Do you intend for the Arabs to retain their religion at least initially?
The bolded part actually seems like a good plan, come to think of it. Maybe just having the Meccans win the early Meccan-Islamic wars might work as a POD. All the chaos in the Arabian peninsula results in Arab tribes invading-but rather than as one united religious group, it occurs gradually, over 620-700, with various Arab tribes coming into the Middle East, allying alternately with the Byzantines and Sassanids, and carving out their own kingdoms, much like the Germanic tribes and western Rome.
And specifically for Egypt, here's what I have in mind:
-Sometime in the 640's-650's, Syria has fallen under the control of various Arab groups, who have handed a couple defeats to the Byzantines. Egypt is still Byzantine, but the land connection to the empire is tenious at best.
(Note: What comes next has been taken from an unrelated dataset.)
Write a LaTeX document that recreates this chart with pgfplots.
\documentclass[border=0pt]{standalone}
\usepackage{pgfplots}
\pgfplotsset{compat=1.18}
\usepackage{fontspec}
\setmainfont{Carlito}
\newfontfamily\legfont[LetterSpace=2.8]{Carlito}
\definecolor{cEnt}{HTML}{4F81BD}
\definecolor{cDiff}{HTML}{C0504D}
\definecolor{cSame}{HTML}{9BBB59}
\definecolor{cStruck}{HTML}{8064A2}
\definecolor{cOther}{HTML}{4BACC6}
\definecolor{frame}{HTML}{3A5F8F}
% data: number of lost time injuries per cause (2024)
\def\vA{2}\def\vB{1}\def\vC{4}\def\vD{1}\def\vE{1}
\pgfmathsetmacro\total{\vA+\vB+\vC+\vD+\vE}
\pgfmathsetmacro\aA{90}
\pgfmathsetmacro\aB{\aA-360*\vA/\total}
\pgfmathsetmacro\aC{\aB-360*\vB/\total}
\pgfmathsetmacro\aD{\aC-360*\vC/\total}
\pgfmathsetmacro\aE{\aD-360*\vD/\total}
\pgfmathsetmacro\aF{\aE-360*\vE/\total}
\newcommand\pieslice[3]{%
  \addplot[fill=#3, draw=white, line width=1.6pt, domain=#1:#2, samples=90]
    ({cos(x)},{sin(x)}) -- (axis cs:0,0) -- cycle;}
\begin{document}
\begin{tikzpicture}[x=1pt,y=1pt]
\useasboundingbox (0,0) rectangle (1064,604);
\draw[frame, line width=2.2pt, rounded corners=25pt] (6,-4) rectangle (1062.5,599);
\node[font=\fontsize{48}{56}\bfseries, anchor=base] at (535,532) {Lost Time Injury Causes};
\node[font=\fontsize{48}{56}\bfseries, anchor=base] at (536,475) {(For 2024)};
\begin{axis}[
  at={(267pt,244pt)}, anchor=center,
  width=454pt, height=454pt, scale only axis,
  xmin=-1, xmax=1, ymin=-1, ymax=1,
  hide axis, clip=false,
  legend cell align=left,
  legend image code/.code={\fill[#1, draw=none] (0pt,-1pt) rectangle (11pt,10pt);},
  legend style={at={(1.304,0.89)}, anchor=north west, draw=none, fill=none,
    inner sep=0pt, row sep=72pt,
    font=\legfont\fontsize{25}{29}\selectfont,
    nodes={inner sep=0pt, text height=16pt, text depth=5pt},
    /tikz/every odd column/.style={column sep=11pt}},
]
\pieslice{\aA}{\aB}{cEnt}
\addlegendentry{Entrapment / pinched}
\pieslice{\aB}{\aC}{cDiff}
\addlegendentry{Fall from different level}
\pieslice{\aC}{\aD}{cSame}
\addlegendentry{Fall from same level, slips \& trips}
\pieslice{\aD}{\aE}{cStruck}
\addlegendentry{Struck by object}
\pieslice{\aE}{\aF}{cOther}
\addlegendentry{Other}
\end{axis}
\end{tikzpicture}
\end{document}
-A group of still-pagan Arabs take over Egypt. Their chief, wanting to avoid Byzantine attacks, agrees to acknowledge Byzantine authority in exchange for the Byzantines appointing him Exarch of Egypt (I understand a lot of Germanic tribes made similar deals with the western Roman Empire at first). As part of this deal, he and his tribe agree to convert to Orthodoxy. However, this is mostly nominal, and in practice the Arabs see the Orthodox church and the Greco-Egyptian population as potential fifth columnists in the event that the Byzantines get any ideas about reconquest. So, the Arabs make a general policy of treating the Coptic church much better than the Byzantines had-cultivating the Coptic patriach and appointing secret Copts to administrative positions (and looking the other way on their secret Copticism)
-Though the Arabs try to keep up appearances for the Byzantine Emperor's consumption, relations gradually grow worse and worse, and the scenario proceeds like I originally described.